November 21: Christ the King, a Sunday Scriptures blog

Today’s feast day ends our liturgical year, and this year it opens the week of our U.S. Thanksgiving holiday. Both feasts are the kind that pull us out of ourselves and our day-to-day concerns. In the opening prayer for this solemnity, we pray “that the whole creation … may render your majesty service and ceaselessly proclaim your praise.” That “whole creation” we know from science is already 14.6 billion years old and is a universe still expanding. We meditate on Christ whose kingdom is “not of this world” but more than this world, the universe. We meditate on Christ who will be with us until “the end of time,” billions of years from now.
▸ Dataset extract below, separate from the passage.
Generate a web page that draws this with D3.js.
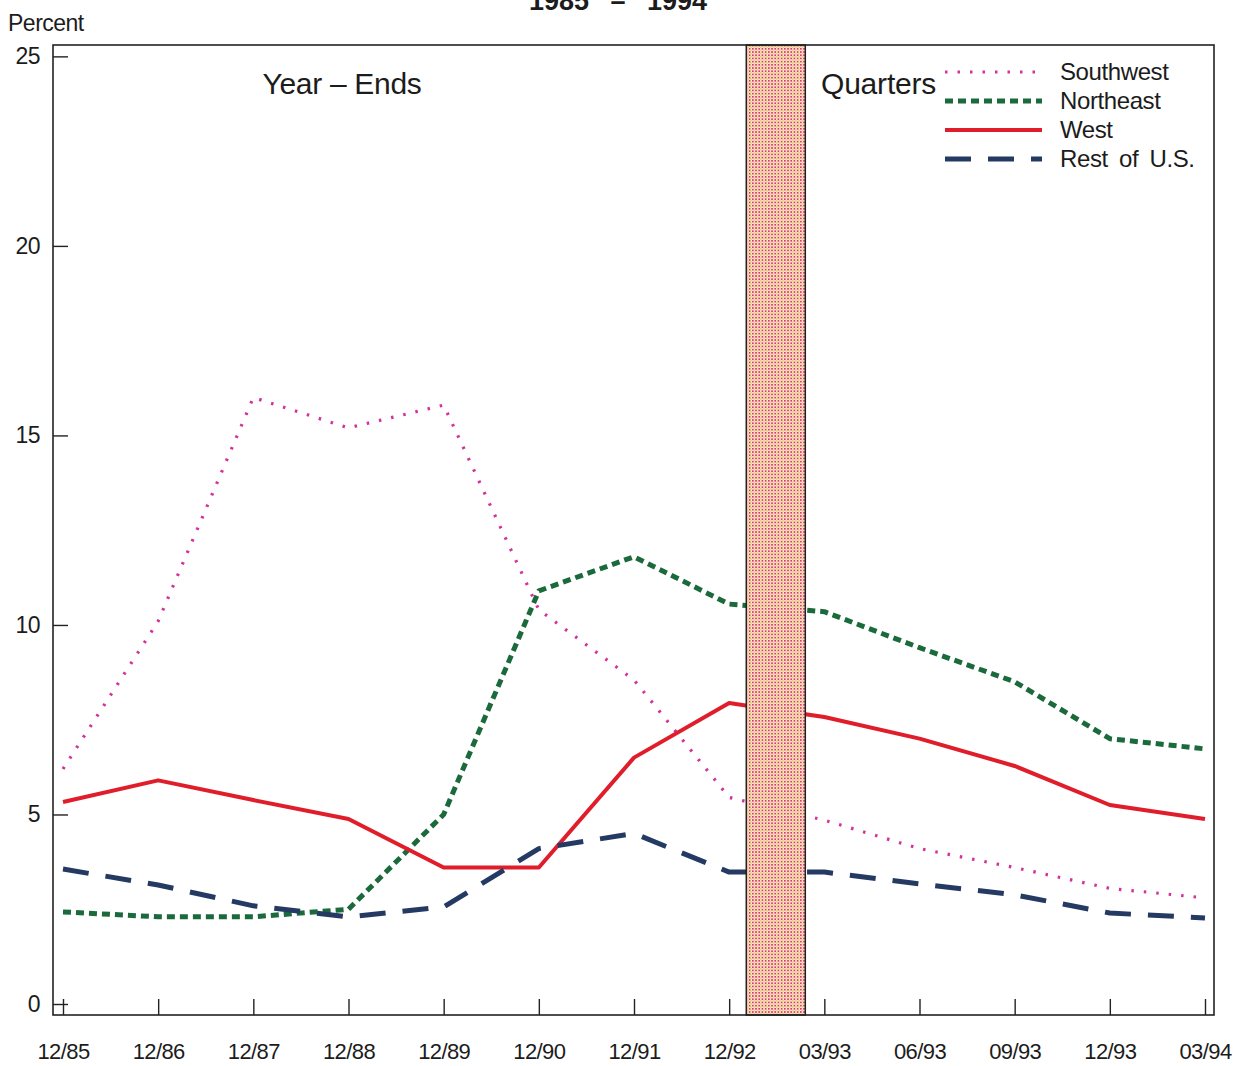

We meditate on a Christ who in Jesus is revealed to be present in this universe, injecting it with sacrificial love, thus creatively transforming history and reconciling everything with the Father, and therefore bringing the universe into the fullness of beauty and harmony of which it is capable. For us U.S. people, as we step back from present time and look at our country’s history, flawed though it is, we can see even in our lifetime that things have changed for the better. When we look at our own lives, our personal history, we can see with gratitude how something greater than ourselves has been at work, and we give thanks. And we rededicate ourselves to our own roles as participants with the Christ in helping to do this transforming work.